A fully connected layer, sometimes called a dense [layer](https://thealgorithmdaily.com/dense-layer), is a fundamental building block in artificial neural networks (ANNs). In this type of layer, every neuron (or node) is connected to every neuron in the previous layer. This means that each input to the layer is considered by every neuron, enabling the network to learn complex patterns and relationships in the data.
When data passes through a fully connected layer, each input value is multiplied by a weight (a learnable parameter) and summed together, often with a bias term added. The result is then passed through an activation function, which introduces non-linearity and helps the network capture more complicated patterns. The activation function can be something like ReLU, sigmoid, or tanh, depending on the architecture and task.

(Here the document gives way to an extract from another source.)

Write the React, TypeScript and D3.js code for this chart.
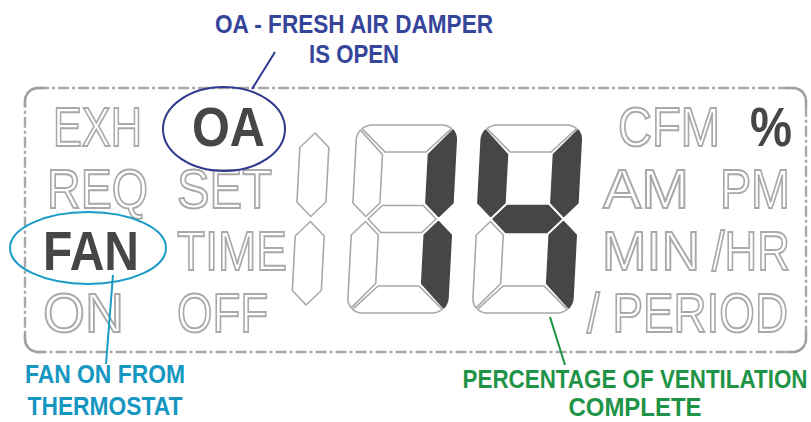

Fully connected layers are most commonly found at the end of neural networks, especially in tasks like image classification, where the final layer produces a set of scores or probabilities for each class. However, they can also appear in the middle of a network, especially in multilayer perceptrons (MLPs) and deep neural networks.

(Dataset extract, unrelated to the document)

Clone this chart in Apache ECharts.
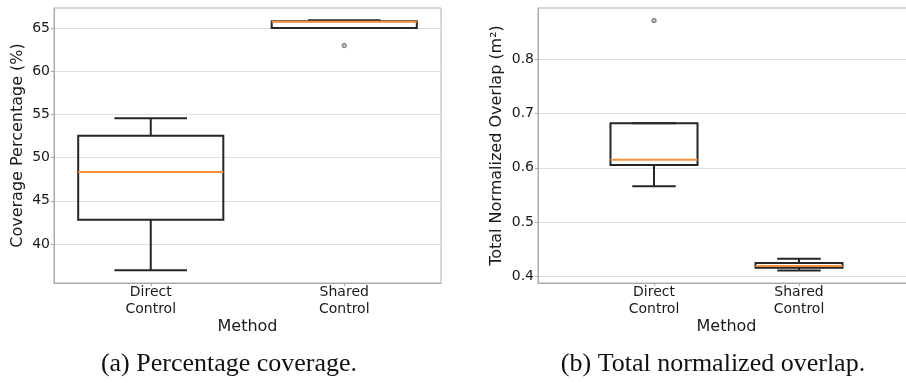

The main strength of a fully connected layer is its capacity for learning. Since every neuron considers every input, the layer can model a wide variety of data relationships. This flexibility comes at a cost: the number of parameters (weights and biases) grows rapidly as input and output sizes increase. For example, if a layer has 1,000 inputs and 500 outputs, that means 500,000 weights to learn, plus 500 biases. This can lead to large models that require significant computational resources and may be prone to overfitting if not managed carefully.

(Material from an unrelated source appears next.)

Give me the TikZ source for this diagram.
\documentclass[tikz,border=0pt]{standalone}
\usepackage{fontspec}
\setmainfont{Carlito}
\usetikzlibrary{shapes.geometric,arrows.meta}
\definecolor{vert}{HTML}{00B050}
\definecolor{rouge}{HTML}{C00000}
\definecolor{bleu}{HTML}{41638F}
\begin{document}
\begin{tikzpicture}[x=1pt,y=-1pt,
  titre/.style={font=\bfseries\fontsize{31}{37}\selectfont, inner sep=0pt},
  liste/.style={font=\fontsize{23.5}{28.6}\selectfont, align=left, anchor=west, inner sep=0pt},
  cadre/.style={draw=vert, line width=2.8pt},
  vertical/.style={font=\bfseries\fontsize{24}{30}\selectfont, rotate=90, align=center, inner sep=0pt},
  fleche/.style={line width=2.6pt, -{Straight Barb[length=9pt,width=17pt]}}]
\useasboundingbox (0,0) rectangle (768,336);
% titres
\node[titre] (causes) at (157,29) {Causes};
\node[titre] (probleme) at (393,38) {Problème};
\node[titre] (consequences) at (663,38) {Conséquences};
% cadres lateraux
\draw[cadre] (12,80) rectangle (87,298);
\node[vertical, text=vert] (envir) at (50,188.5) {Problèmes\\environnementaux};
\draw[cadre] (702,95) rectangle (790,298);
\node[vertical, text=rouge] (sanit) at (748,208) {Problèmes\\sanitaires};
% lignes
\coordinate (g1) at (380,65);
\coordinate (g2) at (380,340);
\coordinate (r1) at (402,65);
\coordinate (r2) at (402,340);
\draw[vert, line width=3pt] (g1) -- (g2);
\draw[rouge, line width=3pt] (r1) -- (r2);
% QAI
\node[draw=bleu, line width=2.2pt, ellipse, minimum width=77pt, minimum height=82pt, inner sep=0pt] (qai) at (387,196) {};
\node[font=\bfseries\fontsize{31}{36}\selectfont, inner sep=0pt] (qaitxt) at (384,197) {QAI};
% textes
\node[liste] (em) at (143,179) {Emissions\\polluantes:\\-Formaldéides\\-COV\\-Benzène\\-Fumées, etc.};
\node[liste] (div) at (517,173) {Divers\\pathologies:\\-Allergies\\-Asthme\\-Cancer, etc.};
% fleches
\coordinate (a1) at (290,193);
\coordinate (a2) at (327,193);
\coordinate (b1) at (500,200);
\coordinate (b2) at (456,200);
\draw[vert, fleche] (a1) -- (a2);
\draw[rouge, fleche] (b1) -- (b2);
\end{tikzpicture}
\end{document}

Because of the high parameter count, fully connected layers are sometimes replaced or supplemented by other layer types, like convolutional layers in image processing tasks or attention layers in language models. These specialized layers can focus on local patterns or dependencies, reducing the number of parameters and improving performance on certain tasks.
Despite these alternatives, fully connected layers remain essential in many neural network architectures. They are often used for feature integration, combining information extracted by earlier layers into a final prediction or decision. They’re also useful in tasks involving tabular data, where no spatial or sequential relationships are present, and every feature may interact with every other feature.
During training, the parameters of a fully connected layer are updated using algorithms like stochastic gradient descent (SGD). The process seeks to minimize a loss function, such as mean squared error for regression or cross-[entropy](https://thealgorithmdaily.com/cross-entropy) for classification, by adjusting the weights and biases so that the predicted outputs match the true labels as closely as possible.
To sum up, a fully connected layer is a versatile, powerful component that connects every neuron to all inputs from the previous layer, allowing for the learning of complex, non-linear relationships in data. Its use is widespread in deep learning models, especially when tasks require integrating features or producing final outputs.